**Dataset rows:**
BEGIN

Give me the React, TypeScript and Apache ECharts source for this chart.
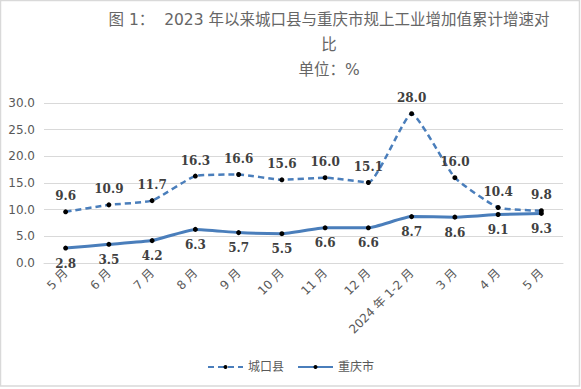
import React, { useEffect, useRef } from "react";
import * as echarts from "echarts";

const categories = ["5 月", "6 月", "7 月", "8 月", "9 月", "10 月", "11 月", "12 月", "2024 年 1-2 月", "3 月", "4 月", "5 月"];
const chengkou = [9.6, 10.9, 11.7, 16.3, 16.6, 15.6, 16.0, 15.1, 28.0, 16.0, 10.4, 9.8];
const chongqing = [2.8, 3.5, 4.2, 6.3, 5.7, 5.5, 6.6, 6.6, 8.7, 8.6, 9.1, 9.3];
const seriesNames = ["城口县", "重庆市"];

const SANS = "DejaVu Sans, Noto Sans CJK SC, sans-serif";
const LABEL_FONT = "DejaVu Serif, Noto Sans CJK SC, serif";
const BLUE = "#4A7EBB";

export default function App() {
  const ref = useRef<HTMLDivElement>(null);
  useEffect(() => {
    if (!ref.current) return;
    const chart = echarts.init(ref.current, undefined, { renderer: "svg" });
    const dataLabel = (pos: string) => ({
      show: true,
      position: pos,
      distance: 7,
      fontFamily: LABEL_FONT,
      fontWeight: "bold",
      fontSize: 12,
      color: "#404040",
      formatter: (p: any) => Number(p.value).toFixed(1),
    });
    chart.setOption({
      animation: false,
      backgroundColor: "#ffffff",
      title: {
        text: "图 1：  2023 年以来城口县与重庆市规上工业增加值累计增速对\n比\n单位：%",
        left: 329,
        top: 7.5,
        padding: 0,
        textAlign: "center",
        textStyle: {
          fontFamily: SANS,
          fontSize: 15.5,
          fontWeight: "normal",
          color: "#666666",
          lineHeight: 25,
        },
      },
      legend: {
        data: seriesNames,
        bottom: 11,
        left: "center",
        itemWidth: 35,
        itemHeight: 5,
        itemGap: 13,
        textStyle: { fontFamily: SANS, fontSize: 12, color: "#595959" },
      },
      grid: { left: 44, right: 18, top: 103, bottom: 126 },
      xAxis: {
        type: "category",
        data: categories,
        boundaryGap: true,
        axisLine: { show: true, lineStyle: { color: "#d9d9d9", width: 1 } },
        axisTick: { show: false },
        axisLabel: {
          interval: 0,
          rotate: 45,
          margin: 8,
          fontFamily: SANS,
          fontSize: 12,
          color: "#595959",
        },
      },
      yAxis: {
        type: "value",
        min: 0,
        max: 30,
        interval: 5,
        axisLine: { show: false },
        axisTick: { show: false },
        splitLine: { lineStyle: { color: "#d9d9d9", width: 1 } },
        axisLabel: {
          margin: 9,
          fontFamily: SANS,
          fontSize: 12,
          color: "#595959",
          formatter: (v: number) => v.toFixed(1),
        },
      },
      series: [
        {
          name: seriesNames[0],
          type: "line",
          data: chengkou,
          smooth: 0.15,
          symbol: "circle",
          symbolSize: 5,
          itemStyle: { color: "#000000" },
          lineStyle: { color: BLUE, width: 2.5, type: [6, 4] },
          label: dataLabel("top"),
          z: 3,
        },
        {
          name: seriesNames[1],
          type: "line",
          data: chongqing,
          smooth: 0.15,
          symbol: "circle",
          symbolSize: 5,
          itemStyle: { color: "#000000" },
          lineStyle: { color: BLUE, width: 3, type: "solid" },
          label: dataLabel("bottom"),
          z: 2,
        },
      ],
      graphic: [
        {
          type: "rect",
          shape: { x: 0.5, y: 0.5, width: 579, height: 385.5 },
          style: { fill: "none", stroke: "#d9d9d9", lineWidth: 1.5 },
          silent: true,
        },
      ],
    });
    return () => chart.dispose();
  }, []);
  return (
    <div
      ref={ref}
      style={{ position: "absolute", left: 0, top: 0, width: 581, height: 389 }}
    />
  );
}
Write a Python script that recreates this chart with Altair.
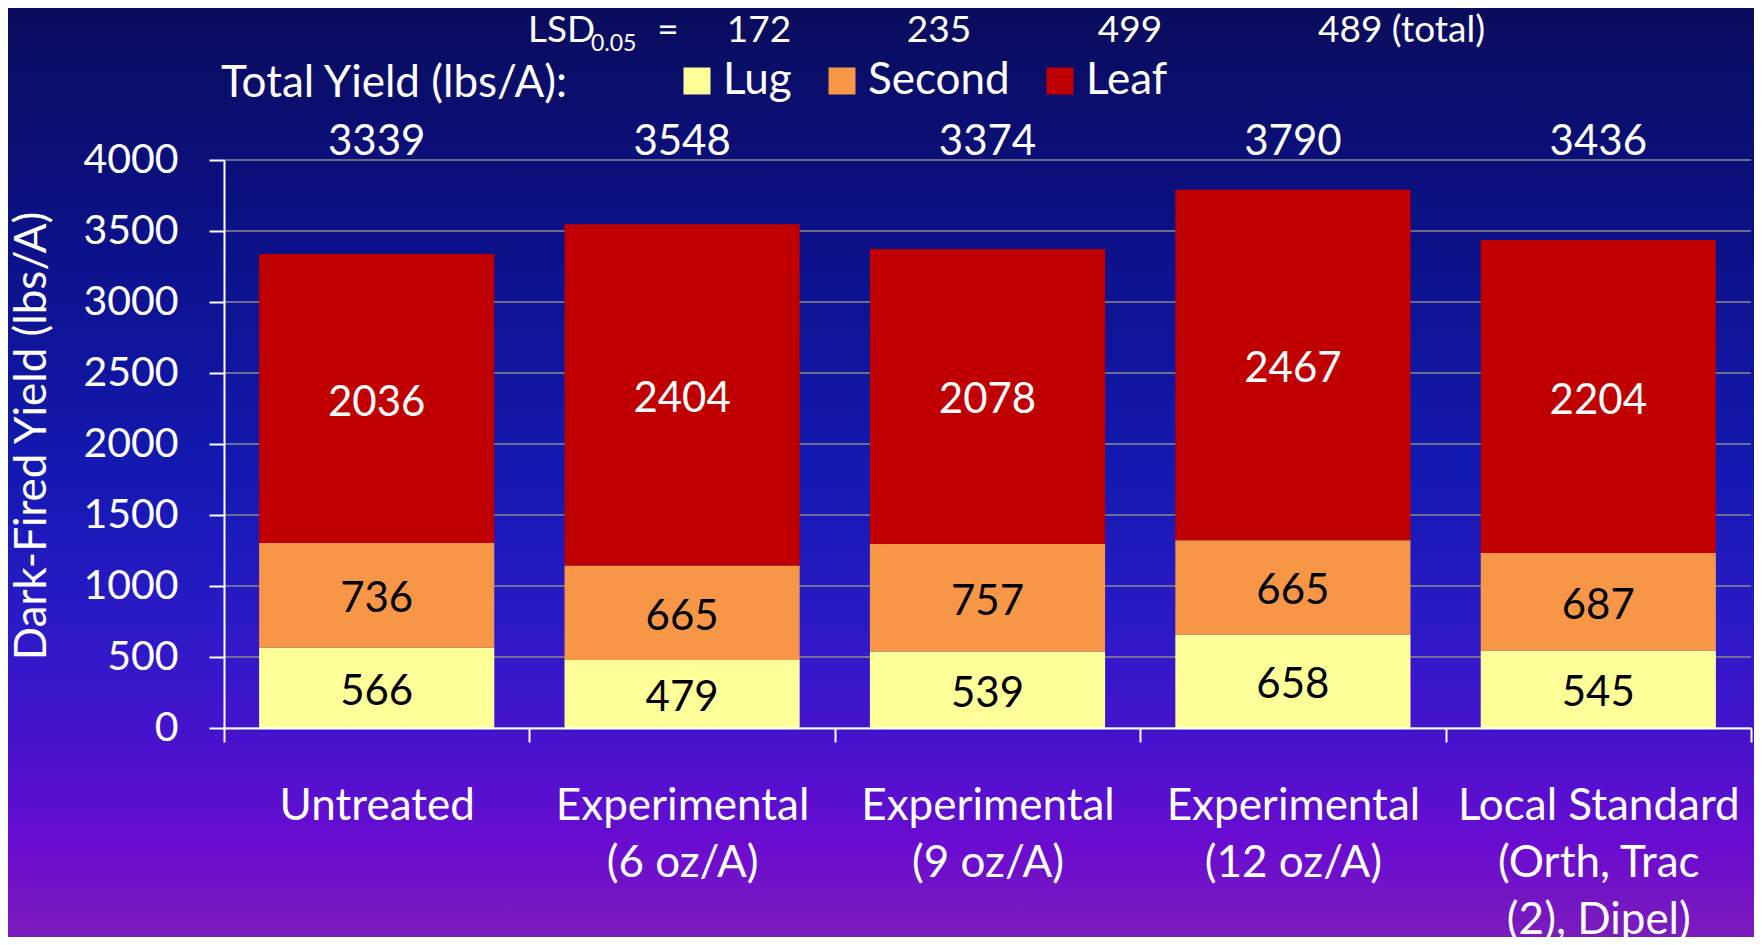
import altair as alt
import pandas as pd

# ---------------- data ----------------
categories = [
    "Untreated",
    "Experimental|(6 oz/A)",
    "Experimental|(9 oz/A)",
    "Experimental|(12 oz/A)",
    "Local Standard|(Orth, Trac|(2), Dipel)",
]
series = ["Lug", "Second", "Leaf"]
lug = [566, 479, 539, 658, 545]
second = [736, 665, 757, 665, 687]
leaf = [2036, 2404, 2078, 2467, 2204]
totals = [3339, 3548, 3374, 3790, 3436]
lsd_values = ["172", "235", "499", "489 (total)"]
y_ticks = [0, 500, 1000, 1500, 2000, 2500, 3000, 3500, 4000]

colors = ["#FFFF99", "#F79646", "#C00000"]

# ---------------- layout ----------------
W, H = 1527, 568
PAD = {"left": 216, "top": 152, "right": 3, "bottom": 209}
FONT = "Lato"

rows = []
for i, c in enumerate(categories):
    for j, (s, vals) in enumerate(zip(series, [lug, second, leaf])):
        rows.append({"cat": c, "series": s, "order": j, "value": vals[i]})
df = pd.DataFrame(rows)

xscale = alt.Scale(domain=categories, paddingInner=0, paddingOuter=0)
yscale = alt.Scale(domain=[0, 4000], nice=False, zero=True)

x_axis = alt.Axis(
    title=None, labelExpr="split(datum.label, '|')", labelAngle=0,
    labelFont=FONT, labelFontSize=44, labelColor="white", labelPadding=42,
    labelLineHeight=57, labelLimit=400, tickBand="extent", tickSize=14,
    tickColor="white", tickWidth=2, domainColor="white", domainWidth=2,
    grid=False, zindex=1,
)
y_axis = alt.Axis(
    title=None, values=y_ticks, format="d", labelFont=FONT, labelFontSize=41,
    labelColor="white", labelPadding=31, tickSize=15, tickColor="white",
    tickWidth=2, domainColor="white", domainWidth=2, grid=False, zindex=1,
)

# background gradient
bg = alt.Chart(pd.DataFrame({"a": [0]})).mark_rect(
    fill=alt.Gradient(
        gradient="linear", x1=0, x2=0, y1=0, y2=1,
        stops=[
            alt.GradientStop(offset=0.0, color="#0A0C5C"),
            alt.GradientStop(offset=0.25, color="#0C1188"),
            alt.GradientStop(offset=0.5, color="#1419B2"),
            alt.GradientStop(offset=0.66, color="#2A1AC6"),
            alt.GradientStop(offset=0.8, color="#4A12CE"),
            alt.GradientStop(offset=0.9, color="#6A0CD0"),
            alt.GradientStop(offset=1.0, color="#7B1CBC"),
        ],
    )
).encode(
    x=alt.value(-PAD["left"]), x2=alt.value(W + PAD["right"]),
    y=alt.value(-PAD["top"]), y2=alt.value(H + PAD["bottom"]),
)

# horizontal gridlines
grid = alt.Chart(pd.DataFrame({"y0": y_ticks})).mark_rule(
    color="#8a8a8a", strokeWidth=1.5
).encode(y=alt.Y("y0:Q", scale=yscale, axis=y_axis))

base = alt.Chart(df).transform_stack(
    stack="value", groupby=["cat"], as_=["y0", "y1"],
    sort=[alt.SortField("order", order="ascending")],
).transform_calculate(mid="(datum.y0 + datum.y1) / 2")

bars = base.mark_bar(width=alt.RelativeBandSize(0.77)).encode(
    x=alt.X("cat:N", scale=xscale, sort=categories, axis=x_axis),
    y=alt.Y("y0:Q", scale=yscale, axis=y_axis),
    y2="y1:Q",
    color=alt.Color(
        "series:N",
        scale=alt.Scale(domain=series, range=colors),
        legend=alt.Legend(
            title=None, orient="none", legendX=451, legendY=-101,
            direction="horizontal", symbolType="square", symbolSize=729,
            symbolStrokeWidth=0, symbolOpacity=1, labelFont=FONT,
            labelFontSize=44, labelColor="white", labelOffset=4,
            columnPadding=28, padding=0, labelLimit=300,
        ),
    ),
)

seg_text = base.mark_text(font=FONT, fontSize=42, baseline="middle", dy=4).encode(
    x=alt.X("cat:N", scale=xscale, sort=categories),
    y=alt.Y("mid:Q", scale=yscale),
    text="value:Q",
    color=alt.condition(alt.datum.series == "Leaf", alt.value("white"), alt.value("black")),
)

tot_df = pd.DataFrame({"cat": categories, "total": totals})
tot_text = alt.Chart(tot_df).mark_text(
    font=FONT, fontSize=42, color="white", baseline="alphabetic"
).encode(
    x=alt.X("cat:N", scale=xscale, sort=categories),
    y=alt.value(-5),
    text="total:Q",
)


def label(txt, x, y, size=44, align="left", baseline="alphabetic", angle=0):
    return alt.Chart(pd.DataFrame({"t": [txt]})).mark_text(
        font=FONT, fontSize=size, color="white", align=align,
        baseline=baseline, angle=angle,
    ).encode(x=alt.value(x), y=alt.value(y), text="t:N")


annotations = [
    label("Total Yield (lbs/A):", -3, -63),
    label("LSD", 304, -118, size=37),
    label("0.05", 367, -109, size=23),
    label("=", 444, -118, size=37, align="center"),
    label(lsd_values[0], 535, -118, size=37, align="center"),
    label(lsd_values[1], 715, -118, size=37, align="center"),
    label(lsd_values[2], 906, -118, size=37, align="center"),
    label(lsd_values[3], 1094, -118, size=37, align="left"),
    label("Dark-Fired Yield (lbs/A)", -191, 276, size=44, align="center",
          baseline="middle", angle=270),
]

chart = alt.layer(bg, grid, bars, seg_text, tot_text, *annotations).properties(
    width=W, height=H, padding=PAD,
    autosize=alt.AutoSizeParams(type="none"),
).configure(background="#0A0C5C").configure_view(strokeOpacity=0)

chart.save("out.html", embed_options={"renderer": "svg", "actions": False})
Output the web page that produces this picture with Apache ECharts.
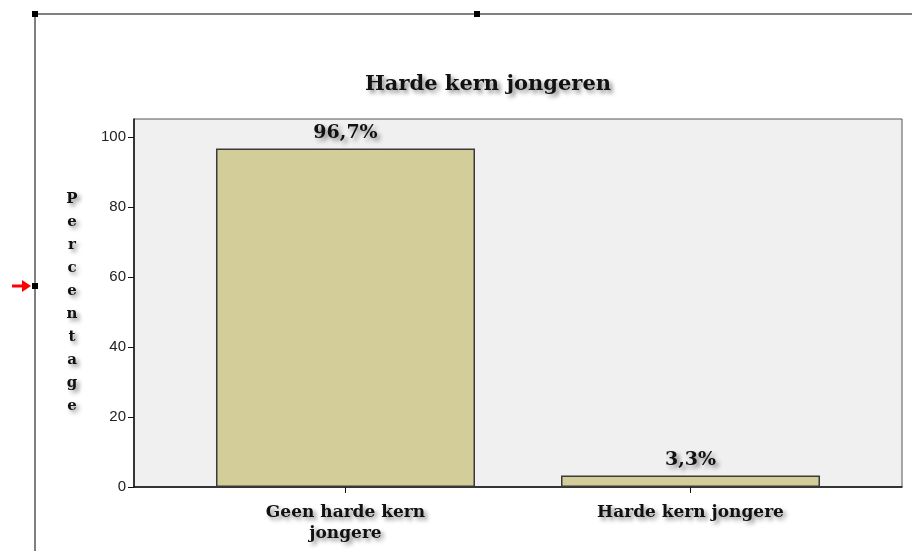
<!DOCTYPE html>
<html>
<head>
<meta charset="utf-8">
<script src="https://cdn.jsdelivr.net/npm/echarts@6/dist/echarts.min.js"></script>
<style>
  html, body { margin: 0; padding: 0; background: #fff; }
  #chart { width: 912px; height: 551px; }
</style>
</head>
<body>
<div id="chart"></div>
<script>
// chart data
var categories = ["Geen harde kern\njongere", "Harde kern jongere"];
var percentages = [96.7, 3.3];
var yTicks = [0, 20, 40, 60, 80, 100];
var titleText = "Harde kern jongeren";
var yName = "Percentage";

var serif = "'DejaVu Serif', 'Liberation Serif', serif";
var shadow = {
  textShadowColor: "rgba(0,0,0,0.45)",
  textShadowBlur: 4,
  textShadowOffsetX: 3,
  textShadowOffsetY: 3
};

// bars sit at x = 1, 2 on a value axis (SPSS leaves unequal margins)
var barData = percentages.map(function (v, i) {
  return [i + 1, v];
});

var myChart = echarts.init(document.getElementById("chart"));

var option = {
  animation: false,
  title: {
    text: titleText,
    left: 483,
    top: 69,
    textAlign: "center",
    textStyle: Object.assign({
      fontFamily: serif,
      fontSize: 21,
      fontWeight: "bold",
      color: "#111"
    }, shadow)
  },
  grid: {
    left: 134,
    right: 10,
    top: 119,
    bottom: 64,
    show: true,
    backgroundColor: "#f0f0f0",
    borderColor: "#555",
    borderWidth: 1
  },
  xAxis: {
    type: "value",
    min: 0.387,
    max: 2.613,
    splitLine: { show: false },
    axisLine: { show: true, lineStyle: { color: "#111", width: 1.5 } },
    axisTick: {
      show: true,
      length: 6,
      customValues: [1, 2],
      lineStyle: { color: "#111" }
    },
    axisLabel: Object.assign({
      customValues: [1, 2],
      margin: 15,
      fontFamily: serif,
      fontSize: 17,
      fontWeight: "bold",
      color: "#111",
      lineHeight: 21,
      formatter: function (v) {
        return categories[Math.round(v) - 1] || "";
      }
    }, shadow)
  },
  yAxis: {
    type: "value",
    min: 0,
    max: 105.14,
    name: yName.split("").join("\n"),
    nameLocation: "middle",
    nameRotate: 0,
    nameGap: 62,
    nameTextStyle: Object.assign({
      fontFamily: serif,
      fontSize: 15,
      fontWeight: "bold",
      color: "#111",
      lineHeight: 23,
      align: "center",
      verticalAlign: "middle"
    }, shadow),
    splitLine: { show: false },
    axisLine: { show: true, lineStyle: { color: "#111", width: 1.5 } },
    axisTick: {
      show: true,
      length: 6,
      customValues: yTicks,
      lineStyle: { color: "#111" }
    },
    axisLabel: {
      customValues: yTicks,
      margin: 8,
      fontFamily: "'Liberation Sans', Arial, sans-serif",
      fontSize: 15,
      color: "#222"
    }
  },
  series: [
    {
      type: "bar",
      data: barData,
      barWidth: 259,
      itemStyle: {
        color: "#d3ce99",
        borderColor: "#3a3a3a",
        borderWidth: 1.5
      },
      label: Object.assign({
        show: true,
        position: "top",
        distance: 6,
        fontFamily: serif,
        fontSize: 19,
        fontWeight: "bold",
        color: "#111",
        formatter: function (p) {
          return p.value[1].toFixed(1).replace(".", ",") + "%";
        }
      }, shadow)
    }
  ],
  // editor frame around the chart object
  graphic: [
    { type: "line", shape: { x1: 35, y1: 14, x2: 912, y2: 14 }, style: { stroke: "#000", lineWidth: 1 } },
    { type: "line", shape: { x1: 35, y1: 14, x2: 35, y2: 551 }, style: { stroke: "#000", lineWidth: 1 } },
    { type: "rect", shape: { x: 32, y: 11, width: 6, height: 6 }, style: { fill: "#000" } },
    { type: "rect", shape: { x: 474, y: 11, width: 6, height: 6 }, style: { fill: "#000" } },
    { type: "rect", shape: { x: 32, y: 283, width: 6, height: 6 }, style: { fill: "#000" } },
    { type: "line", shape: { x1: 12, y1: 286, x2: 24, y2: 286 }, style: { stroke: "#f00", lineWidth: 3 } },
    { type: "polygon", shape: { points: [[22, 280], [31, 286], [22, 292]] }, style: { fill: "#f00" } }
  ]
};

myChart.setOption(option);
</script>
</body>
</html>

END

**PROMPT:** Write out nothing but the lines from the start of the data through the line with "import * as". Leave out the pictures.

**TASK OUTPUT:**
Give me the React, TypeScript and Apache ECharts source for this chart.
import React, { useEffect, useRef } from "react";
import * as echarts from "echarts";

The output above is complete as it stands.